[Extracted material]:

--- START ---

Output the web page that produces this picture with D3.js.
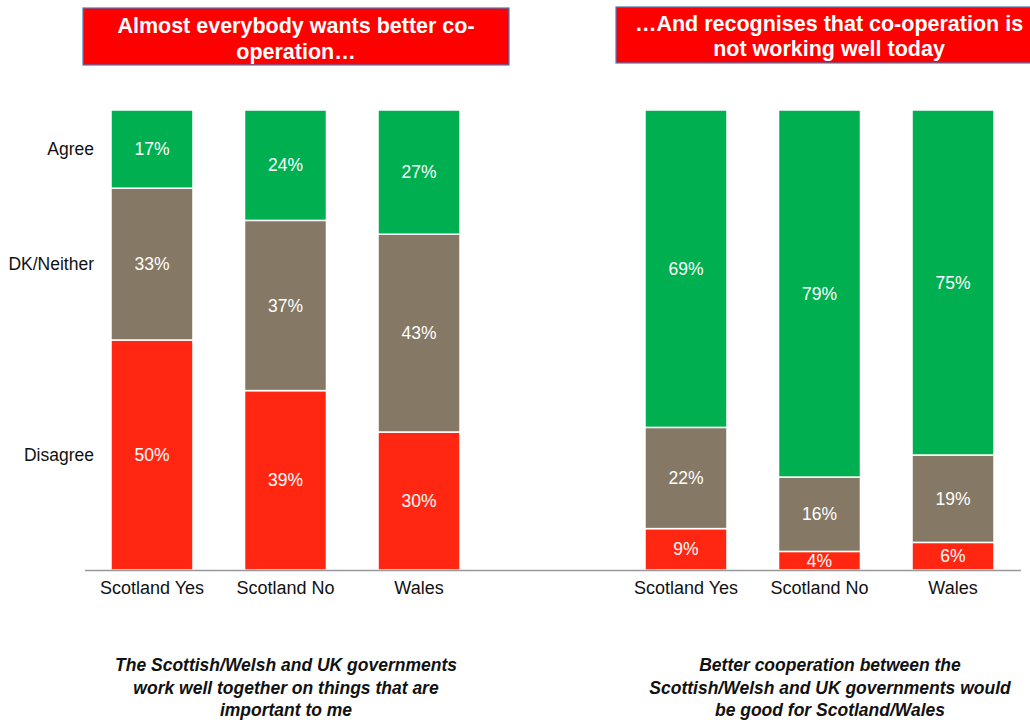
<!DOCTYPE html>
<html lang="en">
<head>
  <meta charset="UTF-8">
  <title>Co-operation between governments</title>
  <script src="https://d3js.org/d3.v7.min.js"></script>
  <style>
    body { margin: 0; background: #fff; font-family: "Liberation Sans", Arial, sans-serif; }
    svg { display: block; }
    .seg { stroke: #fff; stroke-width: 1.5px; }
    .val { fill: #fff; font-size: 17.5px; text-anchor: middle; dominant-baseline: central; }
    .cat { fill: #111; font-size: 18px; text-anchor: middle; dominant-baseline: central; }
    .rowlab { fill: #111; font-size: 17.5px; text-anchor: end; dominant-baseline: central; }
    .title { fill: #fff; font-size: 21.5px; font-weight: bold; text-anchor: middle; dominant-baseline: central; }
    .caption { fill: #111; font-size: 17.5px; font-weight: bold; font-style: italic; text-anchor: middle; dominant-baseline: central; }
  </style>
</head>
<body>
  <svg id="chart" width="1030" height="720"></svg>
  <script>
    // data
    const groups = ['Scotland Yes', 'Scotland No', 'Wales'];
    const answers = ['Disagree', 'DK/Neither', 'Agree'];

    // "work well together on things that are important to me"
    const leftDisagree = [50, 39, 30];
    const leftNeither  = [33, 37, 43];
    const leftAgree    = [17, 24, 27];

    // "better cooperation would be good for Scotland/Wales"
    const rightDisagree = [9, 4, 6];
    const rightNeither  = [22, 16, 19];
    const rightAgree    = [69, 79, 75];

    const leftTitle = ['Almost everybody wants better co-', 'operation\u2026'];
    const rightTitle = ['\u2026And recognises that co-operation is', 'not working well today'];
    const leftCaption = ['The Scottish/Welsh and UK governments', 'work well together on things that are', 'important to me'];
    const rightCaption = ['Better cooperation between the', 'Scottish/Welsh and UK governments would', 'be good for Scotland/Wales'];

    const colors = { 'Disagree': '#ff2712', 'DK/Neither': '#857965', 'Agree': '#00b050' };

    const svg = d3.select('#chart');
    const baseY = 570, topY = 110;
    const y = d3.scaleLinear().domain([0, 1]).range([baseY, topY]);

    function rows(dis, nei, agr) {
      return groups.map((g, i) => ({ group: g, 'Disagree': dis[i], 'DK/Neither': nei[i], 'Agree': agr[i] }));
    }

    const stack = d3.stack().keys(answers).offset(d3.stackOffsetExpand);

    function drawPanel(data, range) {
      const x = d3.scaleBand().domain(groups).range(range).paddingInner(0.386).paddingOuter(0.2);
      const series = stack(data);
      const g = svg.append('g');

      series.forEach(s => {
        const layer = g.append('g');
        layer.selectAll('rect').data(s).join('rect')
          .attr('class', 'seg')
          .attr('x', d => x(d.data.group))
          .attr('width', x.bandwidth())
          .attr('y', d => y(d[1]))
          .attr('height', d => y(d[0]) - y(d[1]))
          .attr('fill', colors[s.key]);
        layer.selectAll('text').data(s).join('text')
          .attr('class', 'val')
          .attr('x', d => x(d.data.group) + x.bandwidth() / 2)
          .attr('y', d => (y(d[0]) + y(d[1])) / 2)
          .text(d => d.data[s.key] + '%');
      });

      g.selectAll('text.cat').data(groups).join('text')
        .attr('class', 'cat')
        .attr('x', d => x(d) + x.bandwidth() / 2)
        .attr('y', 588)
        .text(d => d);

      return { x, series };
    }

    const left = drawPanel(rows(leftDisagree, leftNeither, leftAgree), [84.3, 486.7]);
    drawPanel(rows(rightDisagree, rightNeither, rightAgree), [618.3, 1020.7]);

    // row labels aligned with first left bar's segments
    svg.append('g').selectAll('text').data(left.series).join('text')
      .attr('class', 'rowlab')
      .attr('x', 94)
      .attr('y', s => (y(s[0][0]) + y(s[0][1])) / 2)
      .text(s => s.key);

    // baseline
    svg.append('line')
      .attr('x1', 85).attr('x2', 1021)
      .attr('y1', baseY + 0.5).attr('y2', baseY + 0.5)
      .attr('stroke', '#999').attr('stroke-width', 1.5);

    // title boxes
    function titleBox(x0, x1, y0, y1, lines, lineYs, cx) {
      svg.append('rect')
        .attr('x', x0).attr('y', y0)
        .attr('width', x1 - x0).attr('height', y1 - y0)
        .attr('fill', '#ff0000').attr('stroke', '#3f7fc4').attr('stroke-width', 1.2);
      svg.append('g').selectAll('text').data(lines).join('text')
        .attr('class', 'title')
        .attr('x', cx)
        .attr('y', (d, i) => lineYs[i])
        .text(d => d);
    }
    titleBox(83, 509, 8, 65, leftTitle, [26, 52], 296);
    titleBox(616, 1040, 7, 63, rightTitle, [24, 49], 829);

    // captions
    function caption(cx, lines) {
      svg.append('g').selectAll('text').data(lines).join('text')
        .attr('class', 'caption')
        .attr('x', cx)
        .attr('y', (d, i) => 665 + i * 22.5)
        .text(d => d);
    }
    caption(286, leftCaption);
    caption(830, rightCaption);
  </script>
</body>
</html>
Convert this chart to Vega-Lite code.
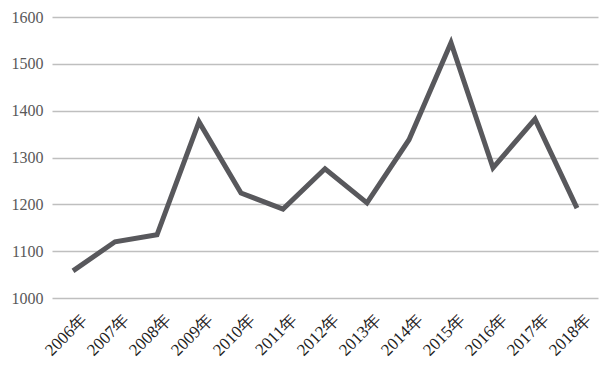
{
  "$schema": "https://vega.github.io/schema/vega-lite/v6.json",
  "width": 546,
  "height": 281,
  "autosize": {"type": "none"},
  "padding": {"left": 52, "top": 17, "right": 12, "bottom": 69},
  "background": "white",
  "data": {"values": [
    {"year": "2006年", "value": 1058},
    {"year": "2007年", "value": 1120},
    {"year": "2008年", "value": 1135},
    {"year": "2009年", "value": 1376},
    {"year": "2010年", "value": 1224},
    {"year": "2011年", "value": 1190},
    {"year": "2012年", "value": 1276},
    {"year": "2013年", "value": 1203},
    {"year": "2014年", "value": 1338},
    {"year": "2015年", "value": 1545},
    {"year": "2016年", "value": 1278},
    {"year": "2017年", "value": 1382},
    {"year": "2018年", "value": 1192}
  ]},
  "mark": {"type": "line", "color": "#58585c", "strokeWidth": 5, "strokeJoin": "miter"},
  "encoding": {
    "x": {
      "field": "year", "type": "ordinal", "sort": null,
      "scale": {"type": "point", "padding": 0.5},
      "axis": {"title": null, "labelAngle": -45, "labelAlign": "right", "labelBaseline": "top", "labelFont": "Liberation Serif", "labelFontSize": 17, "labelColor": "#222222", "domain": false, "ticks": false, "grid": false, "labelPadding": 13, "labelOffset": 5}
    },
    "y": {
      "field": "value", "type": "quantitative",
      "scale": {"domain": [1000, 1600], "nice": false, "zero": false},
      "axis": {"title": null, "values": [1000, 1100, 1200, 1300, 1400, 1500, 1600], "format": "d", "labelFont": "Liberation Serif", "labelFontSize": 16, "labelColor": "#595959", "domain": false, "ticks": false, "grid": true, "gridColor": "#bfbfbf", "gridWidth": 1.3, "labelPadding": 9}
    }
  },
  "config": {"view": {"stroke": null}}
}
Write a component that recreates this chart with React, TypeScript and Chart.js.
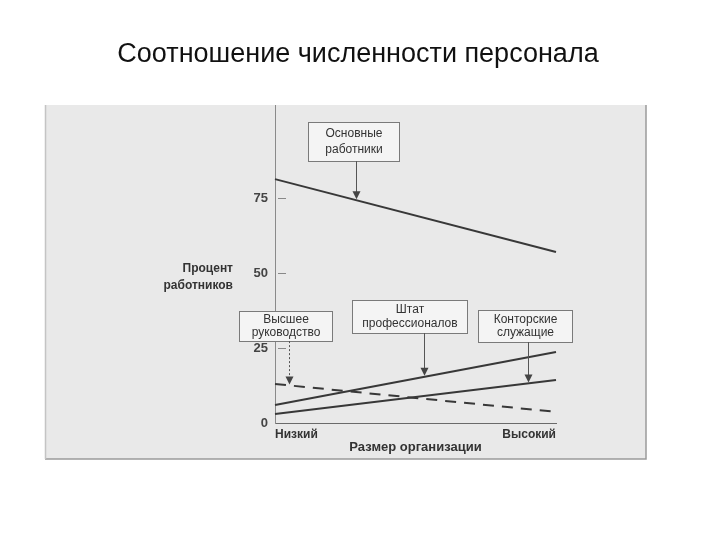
import React, { useEffect, useRef } from "react";
import { Chart, registerables } from "chart.js";

Chart.register(...registerables);

// ---- data ----
const sizeLabels = ["Низкий", "Высокий"];
const coreWorkers = [81.3, 57];
const professionals = [6, 23.7];
const clerical = [3, 14.3];
const topManagement = [13, 3.7];
const yTickValues = [0, 25, 50, 75];

const titleText = "Соотношение численности персонала";
const yTitleLines = ["Процент", "работников"];
const xTitleText = "Размер организации";

// annotation boxes (series index, arrow position along x, box placement)
const notes = [
  { lines: ["Основные", "работники"], series: 0, at: 0.29, cx: 0.28, w: 91, top: 100.3, bottom: 87.3, dotted: false },
  { lines: ["Высшее", "руководство"], series: 3, at: 0.05, cx: 0.037, w: 93, top: 37.3, bottom: 27.3, dotted: true },
  { lines: ["Штат", "профессионалов"], series: 1, at: 0.53, cx: 0.479, w: 115, top: 41, bottom: 30, dotted: false },
  { lines: ["Конторские", "служащие"], series: 2, at: 0.9, cx: 0.89, w: 94, top: 37.7, bottom: 27, dotted: false },
];

const FONT = '"Liberation Sans", Arial, sans-serif';

const decorPlugin = {
  id: "decor",
  beforeDraw(chart: any) {
    const { ctx } = chart;
    ctx.save();
    ctx.fillStyle = "#ffffff";
    ctx.fillRect(0, 0, chart.width, chart.height);
    // scanned page background
    ctx.fillStyle = "#e9e9e9";
    ctx.fillRect(45, 105, 601, 354);
    ctx.strokeStyle = "#9a9a9a";
    ctx.lineWidth = 1.5;
    ctx.beginPath();
    ctx.moveTo(45, 459);
    ctx.lineTo(646, 459);
    ctx.lineTo(646, 105);
    ctx.stroke();
    ctx.strokeStyle = "#c4c4c4";
    ctx.beginPath();
    ctx.moveTo(45.5, 105);
    ctx.lineTo(45.5, 459);
    ctx.stroke();
    // page title
    ctx.fillStyle = "#111111";
    ctx.font = `27px ${FONT}`;
    ctx.textAlign = "center";
    ctx.textBaseline = "middle";
    ctx.fillText(titleText, 358, 55);
    ctx.restore();
  },
  afterDatasetsDraw(chart: any) {
    const { ctx, chartArea } = chart;
    const ys = chart.scales.y;
    const frac = (f: number) => chartArea.left + f * (chartArea.right - chartArea.left);
    ctx.save();
    // inner tick marks on y axis
    ctx.strokeStyle = "#888888";
    ctx.lineWidth = 1;
    yTickValues.forEach((v) => {
      if (v === 0) return;
      const y = Math.round(ys.getPixelForValue(v)) + 0.5;
      ctx.beginPath();
      ctx.moveTo(chartArea.left + 3, y);
      ctx.lineTo(chartArea.left + 11, y);
      ctx.stroke();
    });
    // y title
    ctx.fillStyle = "#333333";
    ctx.font = `bold 12px ${FONT}`;
    ctx.textAlign = "right";
    ctx.textBaseline = "middle";
    const yMid = ys.getPixelForValue(50);
    ctx.fillText(yTitleLines[0], chartArea.left - 42, yMid - 4);
    ctx.fillText(yTitleLines[1], chartArea.left - 42, yMid + 13);
    // x title
    ctx.textAlign = "center";
    ctx.font = `bold 13px ${FONT}`;
    ctx.fillText(xTitleText, (chartArea.left + chartArea.right) / 2, chartArea.bottom + 24);

    // annotation boxes and arrows
    notes.forEach((n) => {
      const ds = chart.data.datasets[n.series].data as number[];
      const vAt = ds[0] + n.at * (ds[1] - ds[0]);
      const ax = Math.round(frac(n.at)) + 0.5;
      const tipY = ys.getPixelForValue(vAt);
      const cx = frac(n.cx);
      const top = ys.getPixelForValue(n.top);
      const bottom = ys.getPixelForValue(n.bottom);
      const left = Math.round(cx - n.w / 2) + 0.5;
      ctx.fillStyle = "#f4f4f4";
      ctx.fillRect(left, Math.round(top) + 0.5, n.w, bottom - top);
      ctx.strokeStyle = "#7a7a7a";
      ctx.lineWidth = 1;
      ctx.strokeRect(left, Math.round(top) + 0.5, n.w, Math.round(bottom - top));
      ctx.fillStyle = "#333333";
      ctx.font = `12px ${FONT}`;
      ctx.textAlign = "center";
      ctx.textBaseline = "middle";
      const h = bottom - top;
      ctx.fillText(n.lines[0], left + n.w / 2, top + h * 0.3);
      ctx.fillText(n.lines[1], left + n.w / 2, top + h * 0.72);
      // arrow shaft
      ctx.strokeStyle = "#555555";
      ctx.setLineDash(n.dotted ? [2, 2] : []);
      ctx.beginPath();
      ctx.moveTo(ax, bottom);
      ctx.lineTo(ax, tipY - 8);
      ctx.stroke();
      ctx.setLineDash([]);
      // arrow head
      ctx.fillStyle = "#444444";
      ctx.beginPath();
      ctx.moveTo(ax - 4, tipY - 9);
      ctx.lineTo(ax + 4, tipY - 9);
      ctx.lineTo(ax, tipY - 1);
      ctx.closePath();
      ctx.fill();
    });
    ctx.restore();
  },
};

export default function App() {
  const ref = useRef<HTMLCanvasElement | null>(null);
  useEffect(() => {
    if (!ref.current) return;
    document.body.style.margin = "0";
    const lineStyle = {
      borderColor: "#383838",
      borderWidth: 2,
      pointRadius: 0,
      tension: 0,
      fill: false,
    };
    const chart = new Chart(ref.current, {
      type: "line",
      data: {
        labels: sizeLabels,
        datasets: [
          { label: "Основные работники", data: coreWorkers, ...lineStyle },
          { label: "Штат профессионалов", data: professionals, ...lineStyle },
          { label: "Конторские служащие", data: clerical, ...lineStyle },
          { label: "Высшее руководство", data: topManagement, ...lineStyle, borderDash: [11, 8] },
        ],
      },
      options: {
        responsive: false,
        animation: false,
        layout: { padding: { left: 0, right: 164, top: 105, bottom: 0 } },
        plugins: {
          legend: { display: false },
          tooltip: { enabled: false },
          title: { display: false },
        },
        scales: {
          x: {
            type: "category",
            offset: false,
            grid: { display: false, drawTicks: false },
            border: { display: true, color: "#6a6a6a", width: 1 },
            ticks: {
              align: "inner",
              padding: 4,
              color: "#333333",
              font: { family: FONT, size: 12, weight: "bold" },
              maxRotation: 0,
            },
            afterFit: (s: any) => {
              s.height = 117;
            },
          },
          y: {
            type: "linear",
            min: 0,
            max: 106,
            z: 1,
            grid: { display: false, drawTicks: false },
            border: { display: true, color: "#8a8a8a", width: 1 },
            afterBuildTicks: (s: any) => {
              s.ticks = yTickValues.map((v) => ({ value: v }));
            },
            ticks: {
              padding: 7,
              color: "#444444",
              font: { family: FONT, size: 13, weight: "bold" },
            },
            afterFit: (s: any) => {
              s.width = 275;
            },
          },
        },
      },
      plugins: [decorPlugin],
    });
    return () => chart.destroy();
  }, []);
  return (
    <div style={{ position: "fixed", left: 0, top: 0, width: 720, height: 540, background: "#fff" }}>
      <canvas ref={ref} width={720} height={540} style={{ width: 720, height: 540 }} />
    </div>
  );
}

--- END ---

[Task instructions]: Set down word for word the lines from the first entry through the line with "[17, 24, 27];", both included, omitting pictures.

[Solution]:
Output the web page that produces this picture with D3.js.
<!DOCTYPE html>
<html lang="en">
<head>
  <meta charset="UTF-8">
  <title>Co-operation between governments</title>
  <script src="https://d3js.org/d3.v7.min.js"></script>
  <style>
    body { margin: 0; background: #fff; font-family: "Liberation Sans", Arial, sans-serif; }
    svg { display: block; }
    .seg { stroke: #fff; stroke-width: 1.5px; }
    .val { fill: #fff; font-size: 17.5px; text-anchor: middle; dominant-baseline: central; }
    .cat { fill: #111; font-size: 18px; text-anchor: middle; dominant-baseline: central; }
    .rowlab { fill: #111; font-size: 17.5px; text-anchor: end; dominant-baseline: central; }
    .title { fill: #fff; font-size: 21.5px; font-weight: bold; text-anchor: middle; dominant-baseline: central; }
    .caption { fill: #111; font-size: 17.5px; font-weight: bold; font-style: italic; text-anchor: middle; dominant-baseline: central; }
  </style>
</head>
<body>
  <svg id="chart" width="1030" height="720"></svg>
  <script>
    // data
    const groups = ['Scotland Yes', 'Scotland No', 'Wales'];
    const answers = ['Disagree', 'DK/Neither', 'Agree'];

    // "work well together on things that are important to me"
    const leftDisagree = [50, 39, 30];
    const leftNeither  = [33, 37, 43];
    const leftAgree    = [17, 24, 27];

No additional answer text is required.